Exercise:
Give every line of the data again, unchanged, but with no pictures.
(begin)
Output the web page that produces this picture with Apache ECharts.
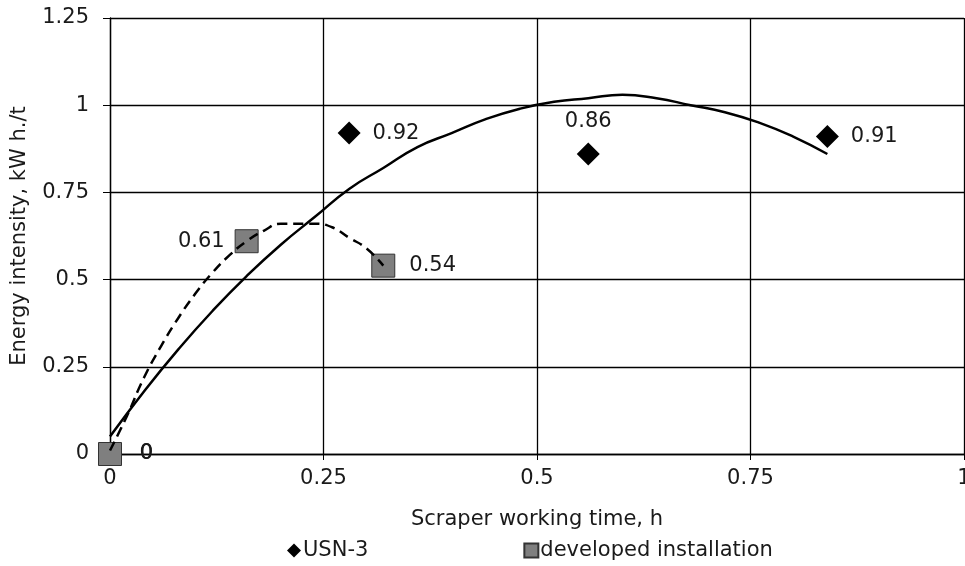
<!DOCTYPE html>
<html>
<head>
<meta charset="utf-8">
<script src="https://cdn.jsdelivr.net/npm/echarts@6/dist/echarts.min.js"></script>
<style>html,body{margin:0;padding:0;background:#fff;}#c{width:965px;height:566px;}</style>
</head>
<body>
<div id="c"></div>
<script>
// Data
const usnX = [0, 0.28, 0.56, 0.84];
const usnY = [0, 0.92, 0.86, 0.91];
const devX = [0, 0.16, 0.32];
const devY = [0, 0.61, 0.54];
const usnTrendX = [0, 0.04, 0.08, 0.12, 0.16, 0.20, 0.24, 0.28, 0.32, 0.36, 0.40, 0.44, 0.48, 0.52, 0.56, 0.60, 0.64, 0.68, 0.72, 0.76, 0.80, 0.84];
const usnTrendY = [0.05, 0.18, 0.30, 0.41, 0.51, 0.60, 0.68, 0.76, 0.82, 0.88, 0.92, 0.96, 0.99, 1.01, 1.02, 1.03, 1.02, 1.00, 0.98, 0.95, 0.91, 0.86];
const devTrendX = [0, 0.02, 0.04, 0.06, 0.08, 0.10, 0.12, 0.14, 0.16, 0.18, 0.20, 0.22, 0.24, 0.26, 0.28, 0.30, 0.32];
const devTrendY = [0.01, 0.11, 0.22, 0.31, 0.39, 0.46, 0.52, 0.57, 0.61, 0.64, 0.66, 0.66, 0.66, 0.65, 0.62, 0.59, 0.54];
const xTicks = ['0', '0.25', '0.5', '0.75', '1'];
const yTicks = ['0', '0.25', '0.5', '0.75', '1', '1.25'];
const seriesNames = ['USN-3', 'developed installation'];
const axisTitles = ['Scraper working time, h', 'Energy intensity, kW h./t'];

// label placement (style)
const usnLabelPos = ['right', 'right', 'top', 'right'];
const devLabelPos = ['right', 'left', 'right'];
const devLabelDist = [18, 10, 14];
const usnLabelDist = [18, 12, 10, 12];

const FONT = 'DejaVu Sans';
const FS = 21;
const TXT = '#1a1a1a';
const zip = (xs, ys) => xs.map((x, i) => [x, ys[i]]);

const chart = echarts.init(document.getElementById('c'), null, {renderer: 'canvas'});
chart.setOption({
  animation: false,
  backgroundColor: '#fff',
  textStyle: {fontFamily: FONT, color: TXT},
  grid: {left: 110, right: 1, top: 18, bottom: 112, containLabel: false, outerBoundsMode: 'none'},
  xAxis: {
    type: 'value', min: 0, max: 1, interval: 0.25,
    name: axisTitles[0], nameLocation: 'middle', nameGap: 55,
    nameTextStyle: {fontFamily: FONT, fontSize: FS, color: TXT},
    axisLine: {show: true, onZero: false, lineStyle: {color: '#000', width: 1.3}},
    axisTick: {show: true, length: 6, lineStyle: {color: '#000'}},
    axisLabel: {fontFamily: FONT, fontSize: FS, color: TXT, margin: 14,
      formatter: (v) => xTicks[Math.round(v / 0.25)]},
    splitLine: {show: true, lineStyle: {color: '#000', width: 1.3}}
  },
  yAxis: {
    type: 'value', min: 0, max: 1.25, interval: 0.25,
    name: axisTitles[1], nameLocation: 'middle', nameGap: 80, nameRotate: 90,
    nameTextStyle: {fontFamily: FONT, fontSize: FS, color: TXT},
    axisLine: {show: true, onZero: false, lineStyle: {color: '#000', width: 1.3}},
    axisTick: {show: true, length: 7, lineStyle: {color: '#000'}},
    axisLabel: {fontFamily: FONT, fontSize: FS, color: TXT, margin: 21,
      formatter: (v) => yTicks[Math.round(v / 0.25)]},
    splitLine: {show: true, lineStyle: {color: '#000', width: 1.3}}
  },
  legend: {
    data: [
      {name: seriesNames[0], icon: 'diamond'},
      {name: seriesNames[1], icon: 'rect'}
    ],
    bottom: 0, left: 282, itemGap: 155, itemWidth: 14, itemHeight: 14,
    textStyle: {fontFamily: FONT, fontSize: FS, color: TXT, padding: [0, 0, 0, -3]}
  },
  series: [
    {
      name: seriesNames[0], type: 'scatter', symbol: 'diamond', symbolSize: 23, z: 3,
      itemStyle: {color: '#000', opacity: 1},
      data: zip(usnX, usnY).map((p, i) => ({
        value: p,
        label: {show: true, position: usnLabelPos[i], distance: usnLabelDist[i],
          fontFamily: FONT, fontSize: FS, color: TXT, opacity: 1,
          formatter: (q) => String(q.value[1])}
      }))
    },
    {
      name: seriesNames[1], type: 'scatter', symbol: 'rect', symbolSize: 23, z: 4,
      itemStyle: {color: '#7f7f7f', borderColor: '#333', borderWidth: 1, opacity: 1},
      data: zip(devX, devY).map((p, i) => ({
        value: p,
        label: {show: true, position: devLabelPos[i], distance: devLabelDist[i],
          fontFamily: FONT, fontSize: FS, color: TXT, opacity: 1,
          formatter: (q) => String(q.value[1])}
      }))
    },
    {
      name: 'usnTrend', type: 'line', smooth: true, showSymbol: false, symbol: 'none', z: 6,
      lineStyle: {color: '#000', width: 2.5}, silent: true,
      data: zip(usnTrendX, usnTrendY)
    },
    {
      name: 'devTrend', type: 'line', smooth: true, showSymbol: false, symbol: 'none', z: 6,
      lineStyle: {color: '#000', width: 2.5, type: [10, 6]}, silent: true,
      data: zip(devTrendX, devTrendY)
    }
  ]
});
</script>
</body>
</html>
(end)
Answer to the exercise:
Output the web page that produces this picture with Apache ECharts.
<!DOCTYPE html>
<html>
<head>
<meta charset="utf-8">
<script src="https://cdn.jsdelivr.net/npm/echarts@6/dist/echarts.min.js"></script>
<style>html,body{margin:0;padding:0;background:#fff;}#c{width:965px;height:566px;}</style>
</head>
<body>
<div id="c"></div>
<script>
// Data
const usnX = [0, 0.28, 0.56, 0.84];
const usnY = [0, 0.92, 0.86, 0.91];
const devX = [0, 0.16, 0.32];
const devY = [0, 0.61, 0.54];
const usnTrendX = [0, 0.04, 0.08, 0.12, 0.16, 0.20, 0.24, 0.28, 0.32, 0.36, 0.40, 0.44, 0.48, 0.52, 0.56, 0.60, 0.64, 0.68, 0.72, 0.76, 0.80, 0.84];
const usnTrendY = [0.05, 0.18, 0.30, 0.41, 0.51, 0.60, 0.68, 0.76, 0.82, 0.88, 0.92, 0.96, 0.99, 1.01, 1.02, 1.03, 1.02, 1.00, 0.98, 0.95, 0.91, 0.86];
const devTrendX = [0, 0.02, 0.04, 0.06, 0.08, 0.10, 0.12, 0.14, 0.16, 0.18, 0.20, 0.22, 0.24, 0.26, 0.28, 0.30, 0.32];
const devTrendY = [0.01, 0.11, 0.22, 0.31, 0.39, 0.46, 0.52, 0.57, 0.61, 0.64, 0.66, 0.66, 0.66, 0.65, 0.62, 0.59, 0.54];
const xTicks = ['0', '0.25', '0.5', '0.75', '1'];
const yTicks = ['0', '0.25', '0.5', '0.75', '1', '1.25'];
const seriesNames = ['USN-3', 'developed installation'];
const axisTitles = ['Scraper working time, h', 'Energy intensity, kW h./t'];

// label placement (style)
const usnLabelPos = ['right', 'right', 'top', 'right'];
const devLabelPos = ['right', 'left', 'right'];
const devLabelDist = [18, 10, 14];
const usnLabelDist = [18, 12, 10, 12];

const FONT = 'DejaVu Sans';
const FS = 21;
const TXT = '#1a1a1a';
const zip = (xs, ys) => xs.map((x, i) => [x, ys[i]]);

const chart = echarts.init(document.getElementById('c'), null, {renderer: 'canvas'});
chart.setOption({
  animation: false,
  backgroundColor: '#fff',
  textStyle: {fontFamily: FONT, color: TXT},
  grid: {left: 110, right: 1, top: 18, bottom: 112, containLabel: false, outerBoundsMode: 'none'},
  xAxis: {
    type: 'value', min: 0, max: 1, interval: 0.25,
    name: axisTitles[0], nameLocation: 'middle', nameGap: 55,
    nameTextStyle: {fontFamily: FONT, fontSize: FS, color: TXT},
    axisLine: {show: true, onZero: false, lineStyle: {color: '#000', width: 1.3}},
    axisTick: {show: true, length: 6, lineStyle: {color: '#000'}},
    axisLabel: {fontFamily: FONT, fontSize: FS, color: TXT, margin: 14,
      formatter: (v) => xTicks[Math.round(v / 0.25)]},
    splitLine: {show: true, lineStyle: {color: '#000', width: 1.3}}
  },
  yAxis: {
    type: 'value', min: 0, max: 1.25, interval: 0.25,
    name: axisTitles[1], nameLocation: 'middle', nameGap: 80, nameRotate: 90,
    nameTextStyle: {fontFamily: FONT, fontSize: FS, color: TXT},
    axisLine: {show: true, onZero: false, lineStyle: {color: '#000', width: 1.3}},
    axisTick: {show: true, length: 7, lineStyle: {color: '#000'}},
    axisLabel: {fontFamily: FONT, fontSize: FS, color: TXT, margin: 21,
      formatter: (v) => yTicks[Math.round(v / 0.25)]},
    splitLine: {show: true, lineStyle: {color: '#000', width: 1.3}}
  },
  legend: {
    data: [
      {name: seriesNames[0], icon: 'diamond'},
      {name: seriesNames[1], icon: 'rect'}
    ],
    bottom: 0, left: 282, itemGap: 155, itemWidth: 14, itemHeight: 14,
    textStyle: {fontFamily: FONT, fontSize: FS, color: TXT, padding: [0, 0, 0, -3]}
  },
  series: [
    {
      name: seriesNames[0], type: 'scatter', symbol: 'diamond', symbolSize: 23, z: 3,
      itemStyle: {color: '#000', opacity: 1},
      data: zip(usnX, usnY).map((p, i) => ({
        value: p,
        label: {show: true, position: usnLabelPos[i], distance: usnLabelDist[i],
          fontFamily: FONT, fontSize: FS, color: TXT, opacity: 1,
          formatter: (q) => String(q.value[1])}
      }))
    },
    {
      name: seriesNames[1], type: 'scatter', symbol: 'rect', symbolSize: 23, z: 4,
      itemStyle: {color: '#7f7f7f', borderColor: '#333', borderWidth: 1, opacity: 1},
      data: zip(devX, devY).map((p, i) => ({
        value: p,
        label: {show: true, position: devLabelPos[i], distance: devLabelDist[i],
          fontFamily: FONT, fontSize: FS, color: TXT, opacity: 1,
          formatter: (q) => String(q.value[1])}
      }))
    },
    {
      name: 'usnTrend', type: 'line', smooth: true, showSymbol: false, symbol: 'none', z: 6,
      lineStyle: {color: '#000', width: 2.5}, silent: true,
      data: zip(usnTrendX, usnTrendY)
    },
    {
      name: 'devTrend', type: 'line', smooth: true, showSymbol: false, symbol: 'none', z: 6,
      lineStyle: {color: '#000', width: 2.5, type: [10, 6]}, silent: true,
      data: zip(devTrendX, devTrendY)
    }
  ]
});
</script>
</body>
</html>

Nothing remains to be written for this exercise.